I have delusions of grandeur. We all do. I know a lot of people have half-finished novel ideas in their heads, and as a writer, I have several. I like to bag on poorly written books, or be overly critical of certain genres of so-called literature, but I always have to remind myself that, no matter the quality of a certain book, at least that book is finished. Which is more than I can say for anything I’ve done. Yet. But I did spend some time working on my writing in 2011.

I lost weight.

You know those people who complain about being so sick during pregnancy that they lose weight rather than gain it at first? Or who, near the end, look like they have a basketball shoved up their shirt? Or, within a few days to a few weeks after giving birth, look fairly normal again? Yeah, I’m NONE of those. I neither wear pregnancy well, nor do I recover from it well. (Granted, I don’t really get sick, either, and my doctor calls me low-maintenance, so I suppose it’s a trade-off.) But after giving birth, I tend to fall into a hole, and my coping mechanisms are not healthy. And after Westen, it took me more than six months to claw out of that hole, given how hard of a baby he was. I didn’t take many pictures from that time, but this is basically what I looked at the beginning of 2011:

(This was our Christmas picture/card – if you didn’t get one, and you usually do, please don’t be offended.
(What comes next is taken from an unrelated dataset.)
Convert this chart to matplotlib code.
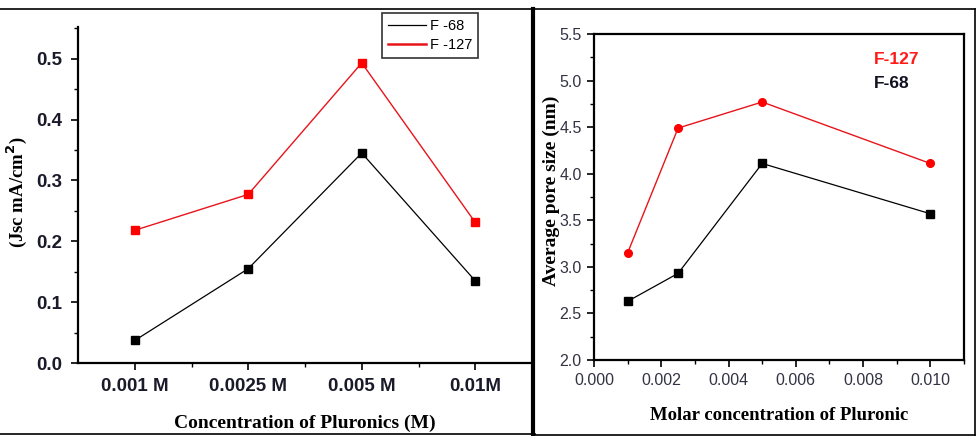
import matplotlib
matplotlib.use("Agg")
import matplotlib.pyplot as plt
from matplotlib.lines import Line2D
from matplotlib.ticker import MultipleLocator, FormatStrFormatter

# Left panel data
categories = ["0.001 M", "0.0025 M", "0.005 M", "0.01M"]
jsc_f68 = [0.037, 0.155, 0.345, 0.135]
jsc_f127 = [0.218, 0.277, 0.493, 0.231]

# Right panel data
molar_conc = [0.001, 0.0025, 0.005, 0.010]
pore_f127 = [3.15, 4.49, 4.77, 4.11]
pore_f68 = [2.63, 2.93, 4.11, 3.57]

W, H = 978, 436
fig = plt.figure(figsize=(W / 100, H / 100), dpi=100)

def fx(px):
    return px / W

def fy(py):
    return 1 - py / H

# ---------------- Left panel ----------------
L0, L1, T0, B0 = 78, 532, 27, 363
ax1 = fig.add_axes([fx(L0), fy(B0), fx(L1) - fx(L0), fy(T0) - fy(B0)])
xs = list(range(len(categories)))
ax1.plot(xs, jsc_f68, color="black", lw=0.9, marker="s", ms=5.5, label="F -68")
ax1.plot(xs, jsc_f127, color="#e8141b", lw=1.0, marker="s", ms=5.5,
         mfc="#ff0000", mec="#ff0000", label="F -127")
ax1.set_xlim(-0.5, 3.5)
ax1.set_ylim(0, 0.552)
ax1.set_xticks(xs)
ax1.set_xticklabels(categories)
ax1.set_xticks([0.5, 1.5, 2.5], minor=True)
ax1.yaxis.set_major_locator(MultipleLocator(0.1))
ax1.yaxis.set_minor_locator(MultipleLocator(0.05))
ax1.spines["top"].set_visible(False)
ax1.spines["right"].set_visible(False)
for s in ("left", "bottom"):
    ax1.spines[s].set_linewidth(1.6)
ax1.tick_params(axis="both", which="major", direction="out", length=5, width=1.2,
                labelsize=13.5, pad=6)
ax1.tick_params(axis="both", which="minor", direction="out", length=3, width=1.0)
for lbl in ax1.get_xticklabels() + ax1.get_yticklabels():
    lbl.set_fontweight("bold")
    lbl.set_family("Liberation Sans")
    lbl.set_color("#1a1a2a")
ax1.set_xlabel("Concentration of Pluronics (M)", family="Liberation Serif",
               fontweight="bold", fontsize=14, labelpad=14)
ax1.set_ylabel("(Jsc mA/cm$^\\mathbf{2}$)", family="Liberation Serif",
               fontweight="bold", fontsize=13.5)
ax1.yaxis.label.set_va("center")
ax1.yaxis.label.set_ha("center")
ax1.yaxis.set_label_coords((17 - L0) / (L1 - L0), (B0 - 192) / (B0 - T0))

aw = L1 - L0
ah = B0 - T0
leg = ax1.legend(loc="upper right",
                 bbox_to_anchor=((478 - L0) / aw, (B0 - 13) / ah),
                 borderaxespad=0,
                 frameon=True, fancybox=False, edgecolor="black",
                 handlelength=2.6, handletextpad=0.25, borderpad=0.4,
                 labelspacing=0.35, prop={"family": "Liberation Sans", "size": 10.5})
leg.get_frame().set_linewidth(1.2)
for h in leg.legend_handles:
    h.set_marker("")
leg.legend_handles[1].set_linewidth(1.8)

# ---------------- Right panel ----------------
R0, R1, RT, RB = 594, 964, 34, 360
ax2 = fig.add_axes([fx(R0), fy(RB), fx(R1) - fx(R0), fy(RT) - fy(RB)])
ax2.plot(molar_conc, pore_f127, color="#e8141b", lw=1.0, marker="o", ms=5.5,
         mfc="#ff0000", mec="#ff0000")
ax2.plot(molar_conc, pore_f68, color="black", lw=0.9, marker="s", ms=5.5)
ax2.set_xlim(0, 0.011)
ax2.set_ylim(2.0, 5.5)
ax2.xaxis.set_major_locator(MultipleLocator(0.002))
ax2.xaxis.set_minor_locator(MultipleLocator(0.001))
ax2.yaxis.set_major_locator(MultipleLocator(0.5))
ax2.yaxis.set_minor_locator(MultipleLocator(0.25))
ax2.xaxis.set_major_formatter(FormatStrFormatter("%.3f"))
ax2.yaxis.set_major_formatter(FormatStrFormatter("%.1f"))
for s in ax2.spines.values():
    s.set_linewidth(1.6)
ax2.tick_params(axis="both", which="major", direction="out", length=5, width=1.2,
                labelsize=11.5, labelcolor="#333344", pad=4)
ax2.tick_params(axis="both", which="minor", direction="out", length=3, width=1.0)
for lbl in ax2.get_xticklabels() + ax2.get_yticklabels():
    lbl.set_family("Liberation Sans")
ax2.set_xlabel("Molar concentration of Pluronic", family="Liberation Serif",
               fontweight="bold", fontsize=13.5, labelpad=14)
ax2.set_ylabel("Average pore size (nm)", family="Liberation Serif",
               fontweight="bold", fontsize=14)
ax2.yaxis.label.set_va("center")
ax2.yaxis.label.set_ha("center")
ax2.yaxis.set_label_coords((551 - R0) / (R1 - R0), (RB - 191) / (RB - RT))
ax2.text((874 - R0) / (R1 - R0), (RB - 60) / (RB - RT), "F-127", transform=ax2.transAxes,
         color="#ff1a1a", fontweight="bold", fontsize=12.5, family="Liberation Sans",
         va="center")
ax2.text((874 - R0) / (R1 - R0), (RB - 84) / (RB - RT), "F-68", transform=ax2.transAxes,
         color="#111122", fontweight="bold", fontsize=12.5, family="Liberation Sans",
         va="center")

# ---------------- Frame lines ----------------
frame_lines = [
    ([0, fx(975)], [fy(9), fy(9)], 1.2),
    ([0, fx(535)], [fy(434), fy(434)], 1.2),
    ([fx(533.5), fx(533.5)], [fy(9), fy(436)], 3.0),
    ([fx(533), fx(975)], [fy(435), fy(435)], 1.2),
    ([fx(975), fx(975)], [fy(9), fy(435)], 1.2),
]
for xd, yd, lw in frame_lines:
    fig.add_artist(Line2D(xd, yd, color="black", lw=lw, transform=fig.transFigure))

fig.savefig("out.png", dpi=100)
I didn’t send many.)

I needed to lose 60 pounds. So I didn’t lose all 60, but I managed to lose 40 by the time we got to our annual camping-at-the-beach trip. I dunno, but I think the difference was pretty obvious.

On a side-note, does anyone else feel like there has to be a better way to live than to always be on a diet? A better way than being obsessed with calories and carbs? Than using diet pills, hormone injections, or the latest diet concept? (Yes, I did the HCG diet twice during the year – but only successfully completed it once. I HATE that diet. It’s effective, but I HATE it.) I’ve spent a lot of time recently learning about the link between what we eat and our health, and not just in terms of weight. Someday I’ll blog about it, especially if I’m successful at making some of the principles stick.

I ran.

There’s something about running that makes me feel like me. I can’t really define why, but anyone who runs knows what I mean. I’ll never be great at it, and I may never run a marathon, but I love hitting the pavement in my running shoes. Last summer, Jesse signed up to run the 24th of July 10k. He pulled a muscle a few weeks before the race, so I took his spot. I trained to run the 10k in just a few weeks, but it was kind of like riding a bike: my muscles remembered what they could do. It was awesome.

I traveled.

I’ve said it before, and I’ll say it again. Traveling nourishes my soul. It wakes me up. It makes me feel alive to the world around me. In 2011 I not only got to do some shorter trips with my little family, but I did the Florida trip with Jesse, traveled to Yorkshire, England, on a free trip (that I won – more on that later!) with Jesse, and spent a few days exploring historic Virginia with my sister Kate.

All in all, it was a good year!

2 Responses

  1. Mare,
    Why don’t we live closer to each other while we’re in this same stage of life? I’m loving working part-time from home for my Salt Lake employer even though we moved–such a bonus to be wanted enough to be able to work part time and from home, right? Sometimes at the end of the day no matter how tired I am I put Cate to bed and LOOK FORWARD to turning on the computer and working till Sam gets home! And, well, I can relate to everything you said about pregnancy and weight gain/loss, etc. 60 lbs for me, too, as soon as Peter’s lease is up (three more weeks!!!).

    Nancy Major - May 30th, 2012 at 11:01 am
  2. Marianne. I love you! Keep writing. I have thought about this a lot. I have always looked forward to the day that I walk into a book store and there is a great novel with your name on it. I know it will come. I am just waiting. It will be amazing!